Improving object recognition using context based top-down signals

Document Type : Research Paper


1 Department of Computer Engineering, Shahid Rajaee Teacher Training University, Tehran, Iran.

2 ​Department of Computer Engineering Shahid Rajaee Teacher Training University

3 PhD Student,School of Cognitive Science, Institute for Research in Fundamental Science (IPM)


Human visual system can recognize object accurately, swiftly, and effortlessly even when objects are under challenging conditions. Many research groups try to model this ability; however, these computational models could not achieve human performance. Convolutional neural networks (CNN’s) are the state-of-the-art successful computational vision models that try to implement feedforward path of human visual system. However, evidence shows that human visual system uses top-down expectation signals to increase accuracy and speed of object recognition under dificult conditons. In this study, we extend a well-known model using top-down expectation signals. In this regard, Alexnet network is considered as feedforward path.
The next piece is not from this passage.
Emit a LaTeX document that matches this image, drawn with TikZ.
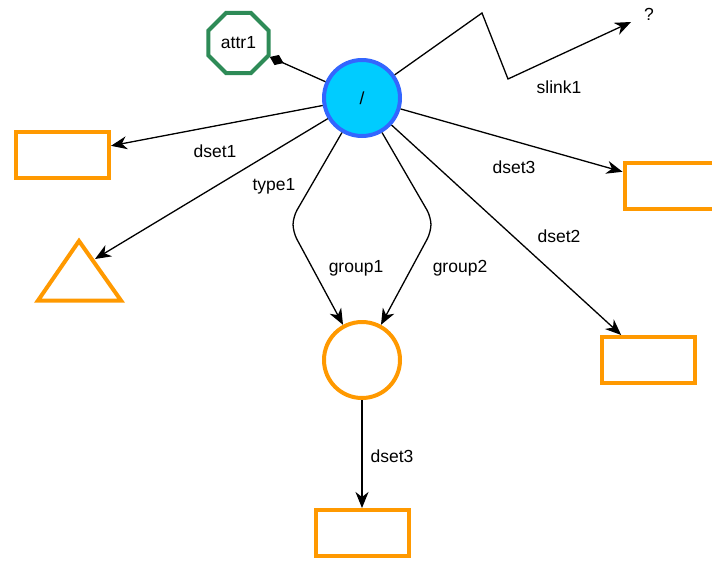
\documentclass[tikz,border=0pt]{standalone}
\usepackage{fontspec}
\setmainfont{Liberation Sans}
\usetikzlibrary{arrows.meta,shapes.geometric}
\definecolor{objorange}{RGB}{255,153,0}
\definecolor{rootfill}{RGB}{0,204,255}
\definecolor{rootline}{RGB}{51,102,255}
\definecolor{attrgreen}{RGB}{46,139,87}
\begin{document}
\begin{tikzpicture}[x=1pt,y=-1pt,
  every node/.style={font=\fontsize{17.5}{20}\selectfont},
  obj/.style={draw=objorange,line width=4pt,fill=white,inner sep=0pt},
  dsetbox/.style={obj,rectangle,minimum width=93pt,minimum height=46pt},
  groupnode/.style={obj,circle,minimum size=76pt},
  link/.style={black,line width=1.3pt,-{Stealth[length=16pt,width=13pt,inset=5pt]}}]
  \useasboundingbox (0,0) rectangle (712,560);
  % objects
  \node[circle,draw=rootline,fill=rootfill,line width=4pt,minimum size=76pt] (root) at (362,98) {/};
  \node[regular polygon,regular polygon sides=8,draw=attrgreen,line width=4pt,minimum size=65pt,inner sep=0pt] (attr1) at (238.5,43) {attr1};
  \node[dsetbox] (dset1) at (62.5,155) {};
  \node[dsetbox] (dset3) at (671,185.5) {};
  \node[dsetbox] (dset2) at (648.5,360) {};
  \node[groupnode] (group) at (362,360) {};
  \node[dsetbox] (dset3b) at (362,533) {};
  \draw[objorange,line width=4pt,line join=miter] (79,241) -- (121,300.5) -- (38,300.5) -- cycle;
  \coordinate (type) at (95,259);
  \node (unknown) at (649,14) {?};
  % bends
  \coordinate (g1a) at (293,217);
  \coordinate (g1b) at (293,232);
  \coordinate (g2a) at (431,217);
  \coordinate (g2b) at (431,232);
  \coordinate (s1) at (482,13);
  \coordinate (s2) at (508,79);
  \coordinate (slinkend) at (631,22);
  % links
  \draw[line width=1.3pt,-{Diamond[length=15pt,width=11pt]}] (root) -- (attr1);
  \draw[link] (root) -- (dset1);
  \draw[link] (root) -- (type);
  \draw[link] (root) -- (dset3);
  \draw[link] (root) -- (dset2);
  \draw[link,rounded corners=8pt] (root) -- (g1a) -- (g1b) -- (group);
  \draw[link,rounded corners=8pt] (root) -- (g2a) -- (g2b) -- (group);
  \draw[link] (root) -- (s1) -- (s2) -- (slinkend);
  \draw[link] (group) -- (dset3b);
  % labels
  \node (lbldset1) at (215,151) {dset1};
  \node (lbltype1) at (274,186) {type1};
  \node (lblgroup1) at (356,268) {group1};
  \node (lblgroup2) at (460,268) {group2};
  \node (lbldset3) at (514,167) {dset3};
  \node (lbldset2) at (559,236) {dset2};
  \node (lblslink1) at (559,87) {slink1};
  \node (lbldset3b) at (392,456) {dset3};
\end{tikzpicture}
\end{document}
We used a pre-trained network on ImageNet dataset for object recognition and a pre-trained network on Places dataset for scene recognition. The pre-trained network on places was used to provide top-down feedback signals based on scene information. The feedback signals contain occurrence frequency information of the objects in the scene. These signals are integrated with information from feedforward path. To evaluate the proposed model several experiments were done on different image sets. The results showed that integrating the feedback information with the feedforward information significantly improve object recognition accuracy in comparison to the base model. This support the idea that content information facilitates object recognition ability, specifically when objects are under challenging conditions.